Work instructions:
Word for word, print each line of the listing below; pictures stay out.

Given data:
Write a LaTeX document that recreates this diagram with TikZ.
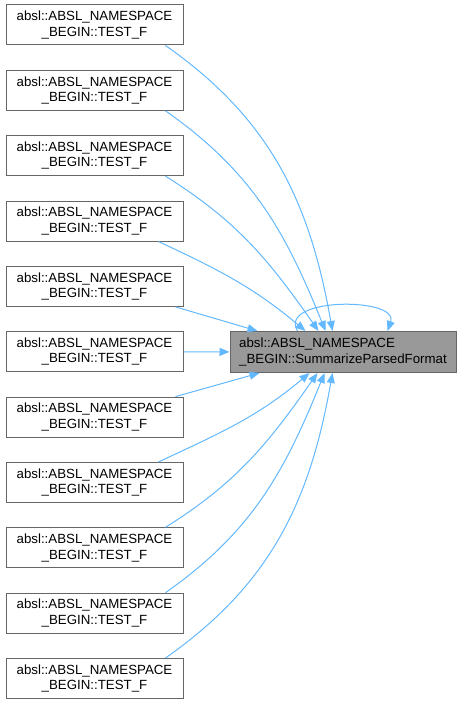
\documentclass[tikz,border=0pt]{standalone}
\usepackage{fontspec}
\setmainfont{Liberation Sans}
\usetikzlibrary{arrows.meta}

\definecolor{edgeblue}{HTML}{63B8FF}
\definecolor{boxgrey}{HTML}{666666}
\definecolor{fillgrey}{HTML}{999999}

\tikzset{
  caller/.style={draw=boxgrey, fill=white, line width=1pt, minimum width=177pt,
    minimum height=40pt, inner sep=0pt, align=center,
    font=\fontsize{13.3}{15.5}\selectfont},
  callee/.style={caller, fill=fillgrey, minimum width=226pt, minimum height=41pt,
    align=left},
  calls/.style={draw=edgeblue, line width=1pt, -{Triangle[length=10pt,width=8pt]}}
}

\begin{document}
\begin{tikzpicture}[x=1pt, y=1pt]
  \useasboundingbox (0, 0) rectangle (462, 705);
  \foreach \k in {0,...,10}
    \node[caller] (t\k) at (94.5, 680 - 65.35*\k) {absl::ABSL\_NAMESPACE\\\_BEGIN::TEST\_F};
  \node[callee] (sum) at (343, 353) {absl::ABSL\_NAMESPACE\\\_BEGIN::SummarizeParsedFormat};

  \draw[calls] ([xshift=-18]t0.south east) to[out=-35, in=100] ([xshift=103]sum.north west);
  \draw[calls] ([xshift=-18]t1.south east) to[out=-35, in=112] ([xshift=96]sum.north west);
  \draw[calls] ([xshift=-18]t2.south east) to[out=-32, in=125] ([xshift=89]sum.north west);
  \draw[calls] ([xshift=-25]t3.south east) to[out=-25, in=140] ([xshift=76]sum.north west);
  \draw[calls] ([xshift=-8]t4.south east) -- ([xshift=28]sum.north west);
  \draw[calls] (t5) -- (sum);
  \draw[calls] ([xshift=-8]t6.north east) -- ([xshift=30]sum.south west);
  \draw[calls] ([xshift=-25]t7.north east) to[out=25, in=-140] ([xshift=80]sum.south west);
  \draw[calls] ([xshift=-18]t8.north east) to[out=32, in=-125] ([xshift=88]sum.south west);
  \draw[calls] ([xshift=-18]t9.north east) to[out=35, in=-112] ([xshift=95]sum.south west);
  \draw[calls] ([xshift=-18]t10.north east) to[out=35, in=-100] ([xshift=103]sum.south west);
  \draw[calls] ([xshift=68]sum.north west) .. controls +(-20, 34) and +(12, 34) .. ([xshift=158]sum.north west);
\end{tikzpicture}
\end{document}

Reply:
Write a LaTeX document that recreates this diagram with TikZ.
\documentclass[tikz,border=0pt]{standalone}
\usepackage{fontspec}
\setmainfont{Liberation Sans}
\usetikzlibrary{arrows.meta}

\definecolor{edgeblue}{HTML}{63B8FF}
\definecolor{boxgrey}{HTML}{666666}
\definecolor{fillgrey}{HTML}{999999}

\tikzset{
  caller/.style={draw=boxgrey, fill=white, line width=1pt, minimum width=177pt,
    minimum height=40pt, inner sep=0pt, align=center,
    font=\fontsize{13.3}{15.5}\selectfont},
  callee/.style={caller, fill=fillgrey, minimum width=226pt, minimum height=41pt,
    align=left},
  calls/.style={draw=edgeblue, line width=1pt, -{Triangle[length=10pt,width=8pt]}}
}

\begin{document}
\begin{tikzpicture}[x=1pt, y=1pt]
  \useasboundingbox (0, 0) rectangle (462, 705);
  \foreach \k in {0,...,10}
    \node[caller] (t\k) at (94.5, 680 - 65.35*\k) {absl::ABSL\_NAMESPACE\\\_BEGIN::TEST\_F};
  \node[callee] (sum) at (343, 353) {absl::ABSL\_NAMESPACE\\\_BEGIN::SummarizeParsedFormat};

  \draw[calls] ([xshift=-18]t0.south east) to[out=-35, in=100] ([xshift=103]sum.north west);
  \draw[calls] ([xshift=-18]t1.south east) to[out=-35, in=112] ([xshift=96]sum.north west);
  \draw[calls] ([xshift=-18]t2.south east) to[out=-32, in=125] ([xshift=89]sum.north west);
  \draw[calls] ([xshift=-25]t3.south east) to[out=-25, in=140] ([xshift=76]sum.north west);
  \draw[calls] ([xshift=-8]t4.south east) -- ([xshift=28]sum.north west);
  \draw[calls] (t5) -- (sum);
  \draw[calls] ([xshift=-8]t6.north east) -- ([xshift=30]sum.south west);
  \draw[calls] ([xshift=-25]t7.north east) to[out=25, in=-140] ([xshift=80]sum.south west);
  \draw[calls] ([xshift=-18]t8.north east) to[out=32, in=-125] ([xshift=88]sum.south west);
  \draw[calls] ([xshift=-18]t9.north east) to[out=35, in=-112] ([xshift=95]sum.south west);
  \draw[calls] ([xshift=-18]t10.north east) to[out=35, in=-100] ([xshift=103]sum.south west);
  \draw[calls] ([xshift=68]sum.north west) .. controls +(-20, 34) and +(12, 34) .. ([xshift=158]sum.north west);
\end{tikzpicture}
\end{document}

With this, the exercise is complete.